Rien d’anormal là-dedans puisque le besoin de sexe est quelque chose qui peut fluctuer énormément au cours d’une vie. On peut donc avoir des périodes extrêmement sexuelles et d’autres où le sexe vous attire moins. Selon Enzlin, « lorsque on est amoureux, il est logique d’être inséparables et de faire l’amour plusieurs fois par jour. Mais dès que les gens commencent à vivre ensemble et que leur partenaire est constamment disponible, on constate, dans de nombreux cas, qu’ils ont moins de rapports sexuels. Lorsque les enfants arrivent, la sexualité a aussi tendance à perdre de son importance, mais cela change parfois lorsque les enfants quittent la maison et que les parents ont à nouveau plus de temps à se consacrer. »

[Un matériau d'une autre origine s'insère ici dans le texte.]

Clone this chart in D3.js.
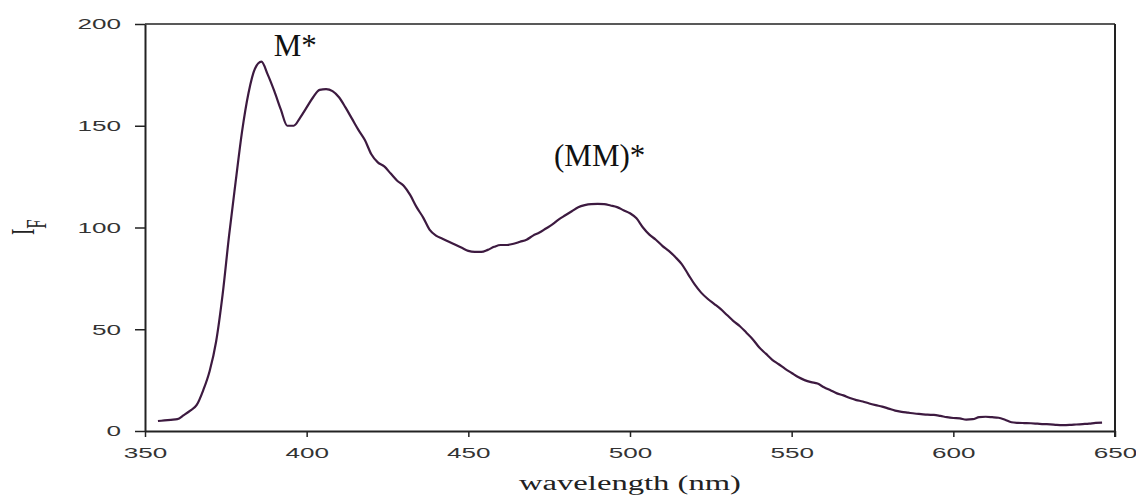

Cette fluctuation fait que les deux sexologues n’aiment pas parler d’une faible libido comme s’il s’agissait d’une chose objective et immuable. « Notre corps est plus ou moins ouvert aux stimuli sexuels selon les périodes. Le degré d’ouverture aux stimuli sexuels dépend de différents facteurs. Si l’on n’est pas bien dans sa peau, que l’on a des problèmes au travail, que l’on est malade ou que la relation n’est pas au beau fixe, cela peut vous empêcher de répondre aux stimuli sexuels », explique Geens.

De préférence seul

On ne peut que se réjouir du fait que, dans la société actuelle, nous ayons de plus en plus de liberté pour vivre notre sexualité comme bon nous semble. Mais cette liberté devrait aussi signifier que l’on a le droit de ne pas avoir de relations sexuelles ou de préférer la masturbation. En effet, la diminution du désir sexuel envers un partenaire ne signifie pas nécessairement qu’on a plus envie de se faire plaisir en solo. Comment se fait-il que l’onanisme perde moins vite de son éclat ? « Nous nous masturbons pour des raisons complètement différentes de celles qui nous poussent à avoir des relations sexuelles avec quelqu’un », explique Enzlin. Alors que pendant l’acte sexuel, nous recherchons une connexion sexuelle avec quelqu’un, nous voulons nous rapprocher de l’autre, pendant la masturbation, nous ne songeons qu’à notre plaisir, sans être dérangés. Ce sont deux motivations complètement différentes. Je ne pense pas du tout que le sexe en solo soit inférieur au sexe en couple. Il part juste d’une prémisse différente. »

Malgré ce constat, cela n’empêche pas ceux et celles qui ont plus envie de se masturber que de leur partenaire de ressentir une certaine culpabilité.

Un sentiment qui, selon Enzlin, est totalement inutile. « Au lieu de s’en tenir à une norme que l’on peut voir dans les médias ou dans les séries, on devrait encourager les gens à vivre le sexe de la manière qui leur convient le mieux, en tant qu’individus ou en tant que couples. Et ça peut vouloir dire avoir beaucoup de sexe, ou moins de sexe. Idéalement, on devrait tous pouvoir décider pour nous même si l’on veut avoir des rapports sexuels, à quelle fréquence et comment l’on veut vivre sa sexualité.